Successful adoption depends on a user experience designed to help employees get work done, within the processes and tools they use every day.

For example, consultants use repeatable methods to execute work consistently, like a cloud migration factory method with specific steps to accelerate how consultants migrate a client’s applications to the cloud. We’ve curated bundles of capabilities in IBM Consulting Advantage and embedded them within the specific steps in the method where they can provide the most added value.

We’ve also developed plug-ins between IBM Consulting Advantage and popular integrated development environments like Microsoft VScode and IntelliJ. This means our consultants who are building and testing code can use the power of AI within the familiar applications they use every day.

Cultivate a growth mindset.

Almost every process can be improved with the right ideas, talent and resources. Cultivate a growth mindset within your teams and encourage them to continually innovate and find new applications for AI.

We’re constantly adding new capabilities to IBM Consulting Advantage based on the challenges we see clients facing today and anticipate in the future.

For example, we're seeing increasing need for smaller, curated foundation models that can help with complex industry-specific tasks, such as achieving compliance with industry standards or modernizing code within the constraints of a highly regulated industry. These models need to be customizable with client data, easily orchestrated with agents and small enough to be easily hosted and deployed via on-premise cloud.

We’re building one-of-a-kind industry specialized datasets that can be used in combination with the novel InstructLab approach to train targeted foundation models for industry tasks. We’re starting with the banking industry, in close collaboration with the Banking Industry Architecture Network (BIAN). We’ve also begun to engage clients on applications of this solution, making them part of the innovation process.

Establish trust.

Employees need targeted training to use AI most effectively. They need to be empowered to ask questions about AI’s outputs, source data and more, so they can feel confident in what AI is producing for them. This is especially important as AI agents, which can come up with a plan and execute it autonomously, become more prevalent. And organizations need to establish feedback loops with employees to understand what’s working with these tools, what’s not, or other ways they could be applied.

In IBM Consulting, in addition to providing targeted training on AI for consultants, we solicit feedback via open comment boards, slack channels and regular user interviews and research. That helps inform future platform capabilities.

Make employees creators.

Right now, many employees still see generative AI as something that’s happening to them, not as something that works for them. So how do we make people feel like they’re part of the solution?

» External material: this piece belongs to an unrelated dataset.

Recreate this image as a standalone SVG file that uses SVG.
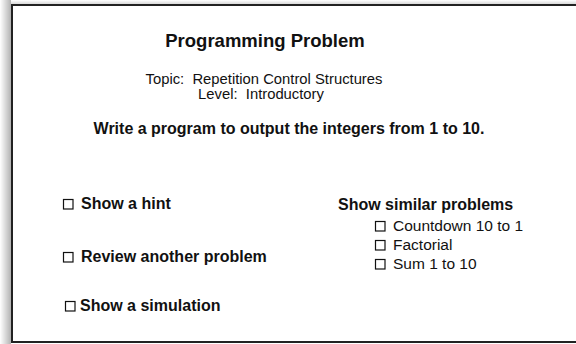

Part of the key is an employee culture that embraces change. Find the technology pain points that inspire people to push back or find workarounds, and improve that experience. Establish psychological safety nets so people don’t fear automating themselves out of a job but instead see the tools as an opportunity for their career growth. Lastly, focus on making your people creators, because the people closest to the work often have the best ideas about where and how AI can provide value.

With IBM Consulting Advantage, any consultant can create and train an AI assistant to solve a problem, and that assistant can then be shared and up-voted by peers who want to recommend it for others to use.

Looking ahead into 2025, those business leaders who can make AI “sticky” in their organizations and combine the powerful technology with human expertise and behavior change will be the best positioned to see their AI investments bear fruit.

 

[1] Based on a generative AI pilot conducted with a large healthcare system, demonstrating an overall efficiency gain of 52% across various roles and workstreams.